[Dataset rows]
········

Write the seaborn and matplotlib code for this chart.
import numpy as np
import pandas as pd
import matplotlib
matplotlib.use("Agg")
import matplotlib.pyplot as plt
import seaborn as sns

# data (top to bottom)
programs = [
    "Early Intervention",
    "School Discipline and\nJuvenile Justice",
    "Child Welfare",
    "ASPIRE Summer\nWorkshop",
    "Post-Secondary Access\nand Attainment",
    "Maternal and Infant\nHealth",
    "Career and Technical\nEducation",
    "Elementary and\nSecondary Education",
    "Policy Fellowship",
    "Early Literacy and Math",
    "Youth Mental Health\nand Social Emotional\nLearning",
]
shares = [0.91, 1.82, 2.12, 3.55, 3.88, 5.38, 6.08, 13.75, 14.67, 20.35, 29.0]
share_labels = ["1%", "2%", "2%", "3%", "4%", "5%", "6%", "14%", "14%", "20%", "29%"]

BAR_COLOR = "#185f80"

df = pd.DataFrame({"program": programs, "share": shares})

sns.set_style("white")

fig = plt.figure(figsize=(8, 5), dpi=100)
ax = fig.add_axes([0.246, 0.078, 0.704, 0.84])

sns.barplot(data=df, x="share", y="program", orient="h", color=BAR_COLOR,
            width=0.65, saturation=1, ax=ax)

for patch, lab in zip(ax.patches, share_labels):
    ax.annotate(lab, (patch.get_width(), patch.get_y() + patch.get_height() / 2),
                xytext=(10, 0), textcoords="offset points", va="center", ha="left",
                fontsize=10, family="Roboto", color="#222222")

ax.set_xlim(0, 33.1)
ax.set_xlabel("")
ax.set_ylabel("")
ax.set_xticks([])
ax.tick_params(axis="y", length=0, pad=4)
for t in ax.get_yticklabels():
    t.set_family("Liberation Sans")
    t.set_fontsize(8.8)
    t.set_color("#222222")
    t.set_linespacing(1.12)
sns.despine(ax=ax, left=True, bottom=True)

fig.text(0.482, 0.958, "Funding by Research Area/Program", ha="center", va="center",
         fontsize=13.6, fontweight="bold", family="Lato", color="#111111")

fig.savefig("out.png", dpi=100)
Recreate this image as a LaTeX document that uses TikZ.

········

> **TO BE DONE**:
All of the data shown above must be copied exactly.

> **SOLUTION TO THIS TASK**:
Write the seaborn and matplotlib code for this chart.
import numpy as np
import pandas as pd
import matplotlib
matplotlib.use("Agg")
import matplotlib.pyplot as plt
import seaborn as sns

# data (top to bottom)
programs = [
    "Early Intervention",
    "School Discipline and\nJuvenile Justice",
    "Child Welfare",
    "ASPIRE Summer\nWorkshop",
    "Post-Secondary Access\nand Attainment",
    "Maternal and Infant\nHealth",
    "Career and Technical\nEducation",
    "Elementary and\nSecondary Education",
    "Policy Fellowship",
    "Early Literacy and Math",
    "Youth Mental Health\nand Social Emotional\nLearning",
]
shares = [0.91, 1.82, 2.12, 3.55, 3.88, 5.38, 6.08, 13.75, 14.67, 20.35, 29.0]
share_labels = ["1%", "2%", "2%", "3%", "4%", "5%", "6%", "14%", "14%", "20%", "29%"]

BAR_COLOR = "#185f80"

df = pd.DataFrame({"program": programs, "share": shares})

sns.set_style("white")

fig = plt.figure(figsize=(8, 5), dpi=100)
ax = fig.add_axes([0.246, 0.078, 0.704, 0.84])

sns.barplot(data=df, x="share", y="program", orient="h", color=BAR_COLOR,
            width=0.65, saturation=1, ax=ax)

for patch, lab in zip(ax.patches, share_labels):
    ax.annotate(lab, (patch.get_width(), patch.get_y() + patch.get_height() / 2),
                xytext=(10, 0), textcoords="offset points", va="center", ha="left",
                fontsize=10, family="Roboto", color="#222222")

ax.set_xlim(0, 33.1)
ax.set_xlabel("")
ax.set_ylabel("")
ax.set_xticks([])
ax.tick_params(axis="y", length=0, pad=4)
for t in ax.get_yticklabels():
    t.set_family("Liberation Sans")
    t.set_fontsize(8.8)
    t.set_color("#222222")
    t.set_linespacing(1.12)
sns.despine(ax=ax, left=True, bottom=True)

fig.text(0.482, 0.958, "Funding by Research Area/Program", ha="center", va="center",
         fontsize=13.6, fontweight="bold", family="Lato", color="#111111")

fig.savefig("out.png", dpi=100)
Recreate this image as a LaTeX document that uses TikZ.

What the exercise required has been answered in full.